American writer (born 1969)

Alexandra Zapruder (born 1969) is the author and editor of Salvaged Pages: Young Writers' Diaries of the Holocaust. which won the National Jewish Book Award in the Holocaust category in 2002. The book is a collection of 15 diaries of young writers who lived during the Holocaust.

== Early life and education ==
Zapruder is a 1991 graduate of Smith College and received an Ed.M. in education from Harvard University in 1995.

Her grandfather was Abraham Zapruder, who took a twenty-six second home movie of President John F. Kennedy’s assassination — now known as the Zapruder film.

== Work and career ==
In 2005, Zapruder wrote and co-produced a documentary film based on her book with MTV director Lauren Lazin. "I'm Still Here: Real Diaries of Teenagers Who Lived During The Holocaust," debuted on MTV in 2005 and was nominated for two Emmy awards.

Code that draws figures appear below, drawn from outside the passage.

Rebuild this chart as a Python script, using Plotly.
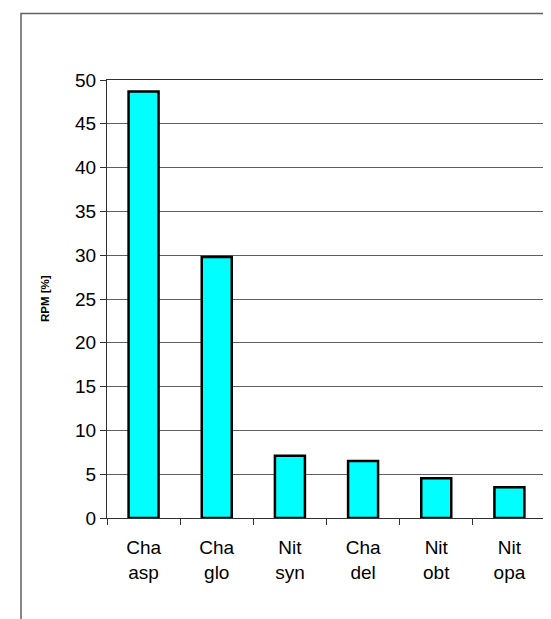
import plotly.graph_objects as go

categories = ["Cha<br>asp", "Cha<br>glo", "Nit<br>syn", "Cha<br>del", "Nit<br>obt", "Nit<br>opa"]
rpm_values = [48.7, 29.8, 7.1, 6.5, 4.55, 3.5]
y_tick_values = [0, 5, 10, 15, 20, 25, 30, 35, 40, 45, 50]

W, H = 551, 619
L, R, T, B = 99, 13, 72, 109
pw, ph = W - L - R, H - T - B

fig = go.Figure()
fig.add_trace(go.Bar(
    x=categories, y=rpm_values,
    marker=dict(color="#00FFFF", line=dict(color="black", width=2.5)),
))

fig.update_layout(
    width=W, height=H,
    margin=dict(l=L, r=R, t=T, b=B, pad=0),
    paper_bgcolor="white", plot_bgcolor="white",
    bargap=0.59,
    showlegend=False,
    font=dict(family="Liberation Sans, Arial, sans-serif", size=19, color="black"),
)
fig.update_xaxes(
    type="category",
    showline=True, linecolor="#303030", linewidth=1, mirror=True,
    ticks="outside", tickson="boundaries", ticklen=6, tickcolor="#303030",
    tickfont=dict(size=19), ticklabelstandoff=12,
    showgrid=False,
)
fig.update_yaxes(
    range=[0, 50], tickvals=y_tick_values,
    showline=True, linecolor="#303030", linewidth=1, mirror=True,
    ticks="outside", ticklen=6, tickcolor="#303030",
    showgrid=True, gridcolor="#606060", gridwidth=1,
    tickfont=dict(size=19),
    zeroline=False,
)
fig.add_annotation(
    text="<b>RPM [%]</b>", textangle=-90,
    xref="paper", yref="paper",
    x=(37 - L) / pw, y=0.5, xanchor="center", yanchor="middle",
    showarrow=False, font=dict(size=11.5, color="black"),
)
# outer chart-area frame (extends beyond the window at right and bottom)
fig.add_shape(
    type="rect", xref="paper", yref="paper",
    x0=(13 - L) / pw, x1=(W + 20 - L) / pw,
    y0=(H - B - (H + 20)) / ph, y1=(H - B - 5.5) / ph,
    line=dict(color="#606060", width=1.5), fillcolor="rgba(0,0,0,0)",
    layer="below",
)

fig.write_html("out.html")
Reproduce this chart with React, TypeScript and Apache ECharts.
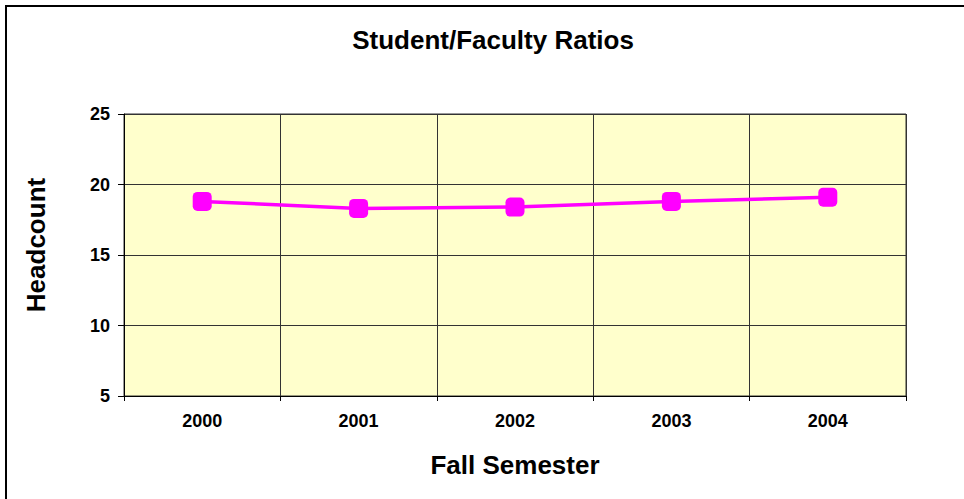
import React, { useEffect, useRef } from "react";
import * as echarts from "echarts";

const categories = ["2000", "2001", "2002", "2003", "2004"];
const ratios = [18.8, 18.3, 18.4, 18.8, 19.1];
const yMin = 5;
const yMax = 25;
const yInterval = 5;

const FONT = "'Liberation Sans', Arial, sans-serif";

export default function App() {
  const ref = useRef<HTMLDivElement>(null);
  useEffect(() => {
    if (!ref.current) return;
    const chart = echarts.init(ref.current, null, { renderer: "svg" });
    chart.setOption({
      animation: false,
      backgroundColor: "#ffffff",
      textStyle: { fontFamily: FONT },
      title: {
        text: "Student/Faculty Ratios",
        left: 493,
        top: 22,
        textAlign: "center",
        textStyle: { fontFamily: FONT, fontWeight: "bold", fontSize: 26, color: "#000" },
      },
      graphic: [
        {
          type: "rect",
          shape: { x: 6, y: 6, width: 1000, height: 1000 },
          style: { fill: "none", stroke: "#000", lineWidth: 2 },
          silent: true,
        },
      ],
      grid: {
        left: 124,
        top: 114,
        right: 58,
        bottom: 103,
        show: true,
        backgroundColor: "#FFFFCC",
        borderColor: "#333",
        borderWidth: 1,
      },
      xAxis: {
        type: "category",
        data: categories,
        boundaryGap: true,
        name: "Fall Semester",
        nameLocation: "middle",
        nameGap: 56,
        nameTextStyle: { fontFamily: FONT, fontWeight: "bold", fontSize: 26, color: "#000" },
        axisLine: { show: true, lineStyle: { color: "#000", width: 1 } },
        axisTick: { show: true, alignWithLabel: false, length: 5, lineStyle: { color: "#000" } },
        axisLabel: { fontFamily: FONT, fontWeight: "bold", fontSize: 18, color: "#000", margin: 16 },
        splitLine: { show: true, lineStyle: { color: "#333", width: 1 } },
      },
      yAxis: {
        type: "value",
        min: yMin,
        max: yMax,
        interval: yInterval,
        name: "Headcount",
        nameLocation: "middle",
        nameGap: 75,
        nameTextStyle: {
          fontFamily: FONT,
          fontWeight: "bold",
          fontSize: 26,
          color: "#000",
          padding: [0, 0, 0, 20],
        },
        axisLine: { show: true, lineStyle: { color: "#000", width: 1 } },
        axisTick: { show: true, length: 6, lineStyle: { color: "#000" } },
        axisLabel: { fontFamily: FONT, fontWeight: "bold", fontSize: 18, color: "#000", margin: 14 },
        splitLine: { show: true, lineStyle: { color: "#333", width: 1 } },
      },
      series: [
        {
          type: "line",
          data: ratios,
          symbol: "roundRect",
          symbolSize: 19,
          lineStyle: { color: "#FF00FF", width: 3.5 },
          itemStyle: { color: "#FF00FF" },
        },
      ],
    });
    chart.setOption({ title: { left: 488 } });
    return () => chart.dispose();
  }, []);
  return (
    <div
      ref={ref}
      style={{ position: "fixed", left: 0, top: 0, width: 964, height: 499 }}
    />
  );
}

In 2015, Salvaged Pages was reissued in a second paperback edition with updates, corrections, and new information. A multimedia e-book version was also published that same year and includes visual images of the diaries and their writers, interviews, glossary terms, maps, and other valuable information for educators, students, and the general public.

Zapruder is the author of the 2016 book Twenty-Six Seconds: A Personal History of the Zapruder Film.